How hard is it to silk screen stuff?

Andy, I had to go pro to get the buttons done for the comm project, they are also going to do iso chips for me as well as the tng door pads i just have to get them the artwork and they take care of the rest. If your interested let me know maybe we can throw your stuff in with mine and make it cheaper for you.
 
Hey very interested. Perhaps i'm a bit dumb, but i thought silk screening resulted in a sort of sticker than you just feel off and stick on the thing you want or is that die cutting? Another thing i have no clue on lol
 
Nope, silk screening imprints ink directly on a surface. You can print on a certain kind of transfer paper, run that through a white powder, then through the dryer, and create a heat transfer that way though.
 
Folks,

I've been a screenprinter for a "Mom & Pop" shop in Indiana for 8 years now (t-shirts mostly, 4 station manual). I've found that it is about equal parts chemistry and alchemy. When I started, they would take ANYTHING to print on, since then, we have become WAY more selective.

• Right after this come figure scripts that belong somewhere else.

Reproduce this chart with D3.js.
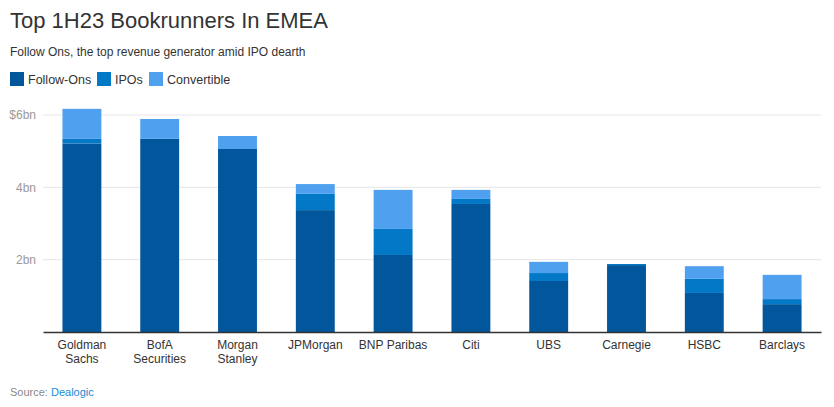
<!DOCTYPE html>
<html>
<head>
<meta charset="utf-8">
<script src="https://cdnjs.cloudflare.com/ajax/libs/d3/7.8.5/d3.min.js"></script>
<style>
  body { margin: 0; background: #fff; font-family: Arial, "Liberation Sans", sans-serif; }
</style>
</head>
<body>
<div id="bar-chart"></div>
<script>
// Bank names, two lines where the label wraps
var banks = ["Goldman Sachs", "BofA Securities", "Morgan Stanley", "JPMorgan", "BNP Paribas",
             "Citi", "UBS", "Carnegie", "HSBC", "Barclays"];
var bankLines = [["Goldman", "Sachs"], ["BofA", "Securities"], ["Morgan", "Stanley"], ["JPMorgan"],
                 ["BNP Paribas"], ["Citi"], ["UBS"], ["Carnegie"], ["HSBC"], ["Barclays"]];

// Revenue in $bn
var followOns   = [5.21, 5.34, 5.06, 3.37, 2.13, 3.54, 1.41, 1.85, 1.08, 0.77];
var ipos        = [0.13, 0.00, 0.00, 0.45, 0.72, 0.14, 0.22, 0.03, 0.39, 0.14];
var convertible = [0.83, 0.55, 0.36, 0.27, 1.08, 0.25, 0.31, 0.00, 0.35, 0.67];

var seriesNames = ["Follow-Ons", "IPOs", "Convertible"];
var seriesColors = ["#02569c", "#0378c6", "#4fa1ef"];

var yTicks = [2, 4, 6];
var yTickLabels = ["2bn", "4bn", "$6bn"];

var width = 834, height = 407;
var margin = {left: 43, right: 13, top: 115, bottom: 75};

var svg = d3.select("#bar-chart").append("svg")
    .attr("width", width)
    .attr("height", height);

// Title block
svg.append("text")
    .attr("x", 10).attr("y", 28)
    .attr("font-size", 22)
    .attr("fill", "#333")
    .text("Top 1H23 Bookrunners In EMEA");

svg.append("text")
    .attr("x", 10).attr("y", 56)
    .attr("font-size", 12)
    .attr("fill", "#333")
    .text("Follow Ons, the top revenue generator amid IPO dearth");

// Legend
var legendX = [10, 97, 149];
var legend = svg.append("g");
seriesNames.forEach(function(name, i) {
    legend.append("rect")
        .attr("x", legendX[i]).attr("y", 72)
        .attr("width", 14).attr("height", 14)
        .attr("fill", seriesColors[i]);
    legend.append("text")
        .attr("x", legendX[i] + 18).attr("y", 84)
        .attr("font-size", 12.5)
        .attr("fill", "#333")
        .text(name);
});

// Build stacked data
var rows = banks.map(function(b, i) {
    return {bank: b, "Follow-Ons": followOns[i], "IPOs": ipos[i], "Convertible": convertible[i]};
});
var stacked = d3.stack().keys(seriesNames)(rows);

var x = d3.scaleBand()
    .domain(banks)
    .range([margin.left, width - margin.right])
    .paddingInner(0.5)
    .paddingOuter(0.25);

var y = d3.scaleLinear()
    .domain([0, 6])
    .range([height - margin.bottom, margin.top]);

// Gridlines
svg.append("g")
    .selectAll("line")
    .data(yTicks)
    .enter()
    .append("line")
    .attr("x1", margin.left)
    .attr("x2", width - margin.right)
    .attr("y1", function(d) { return y(d); })
    .attr("y2", function(d) { return y(d); })
    .attr("stroke", "#e6e6e6")
    .attr("stroke-width", 1);

// Y axis labels
var yAxis = d3.axisLeft(y)
    .tickValues(yTicks)
    .tickSize(0)
    .tickPadding(7)
    .tickFormat(function(d, i) { return yTickLabels[i]; });

var yg = svg.append("g")
    .attr("transform", "translate(" + margin.left + ",0)")
    .call(yAxis);
yg.select(".domain").remove();
yg.selectAll("text")
    .attr("font-family", "Arial, 'Liberation Sans', sans-serif")
    .attr("font-size", 12)
    .attr("fill", "#999");

// Bars
svg.append("g")
    .selectAll("g")
    .data(stacked)
    .enter()
    .append("g")
    .attr("fill", function(d, i) { return seriesColors[i]; })
    .selectAll("rect")
    .data(function(d) { return d; })
    .enter()
    .append("rect")
    .attr("x", function(d) { return x(d.data.bank); })
    .attr("width", x.bandwidth())
    .attr("y", function(d) { return y(d[1]); })
    .attr("height", function(d) { return y(d[0]) - y(d[1]); });

// X axis
var xAxis = d3.axisBottom(x)
    .tickSize(0)
    .tickSizeOuter(0)
    .tickFormat("");

var xg = svg.append("g")
    .attr("transform", "translate(0," + y(0) + ")")
    .call(xAxis);
xg.select(".domain")
    .attr("stroke", "#333")
    .attr("stroke-width", 1.5);

// Category labels, wrapped by hand
xg.selectAll(".tick")
    .append("text")
    .attr("fill", "#333")
    .attr("font-size", 12)
    .attr("font-family", "Arial, 'Liberation Sans', sans-serif")
    .attr("text-anchor", "middle")
    .each(function(d, i) {
        var t = d3.select(this);
        bankLines[i].forEach(function(line, j) {
            t.append("tspan")
                .attr("x", 0)
                .attr("y", 17 + j * 14)
                .text(line);
        });
    });

// Source
var src = svg.append("text")
    .attr("x", 10).attr("y", 396)
    .attr("font-size", 11);
src.append("tspan").attr("fill", "#888").text("Source: ");
src.append("tspan").attr("fill", "#1a8bd6").text("Dealogic");
</script>
</body>
</html>
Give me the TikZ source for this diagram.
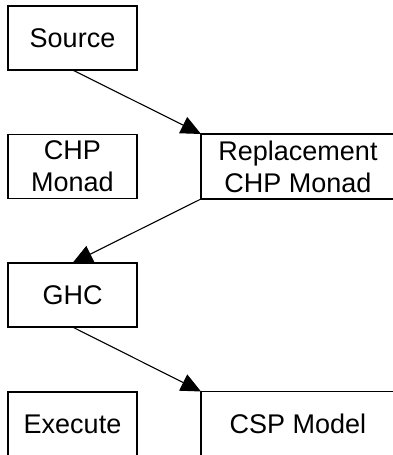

Certain substrates (the stuff you print on) take to certain inks (just like paints). Certain Inks don't take well to certain substrates, and vice versa. Some substrates accept inks that have to cure (NOT dry...CURE, so that they become permanent) at temperatures the substrate REALLY doesn't like (maybe eating thru the substrate or MELTING!).

Some inks (IF they are guaranteed to work on the substrate) don't play well with the material the screen is made of, and, either, or both, your stencil material.

So it's all kind of a 3 Card Monte game. I found out the hard way, as I mentioned earlier. We are limited to what we can "flush down a septic system" so there are soy based cleaners & things we use exclusively to deactivate plastisol. We tried to do some pad printing experiments and some stuff that didn't work with our "green" screen system, & I had to leave the shop. Some of the solvents involved smell like something you would find in Hell itself!

If one is doing a small run of transparencies, there are computer printer solutions that should work. I would not invest in all the screen printing paraphenalia (speedball is geared toward t-shirts- transparencies and cotton tees are "apples and oranges"), unless I was in it for the long term, and then there might be toxic waste issues to worry about. Basically, screenprinting, as with anything, is going to be MUCH MORE EXPENSIVE for some small run stuff. You are much better off paying that, however, that buying all the stuff & trying to do it at home.

As I tell one-piece customers..You can live with a computer printed transfer if you need it that bad. Very rarely does someone want to pay the price for one screen/artwork/shirt/printing (around $100) for one shirt.

Plastisol TRANSFERS, as I think another member mentioned earlier, are another matter entirely. We use it for hats and such that are difficult to print on a regular platen. The powder is an additional adhesive, the image is printed backwards onto a special paper, powder applied while it is wet, & the paper run thru the dryer just long enough to SET the ink, NOT cure. The sheet is cut apart into individual transfers and they are set on the garment (100% cotton desirably) & heat pressed.

NONE of the plastisol heat processes would be workable for what the original poster desired. Somebody in one of the earliest posts had a photo process the that would work fine. I only offer this (my official 1ST POST I believe! After a lot of lurking) from the benefit of my experience, ANd the holiday bourbon.
 
Sounds difficult then, are there any people here that have silk screening equipment that can make a transfer?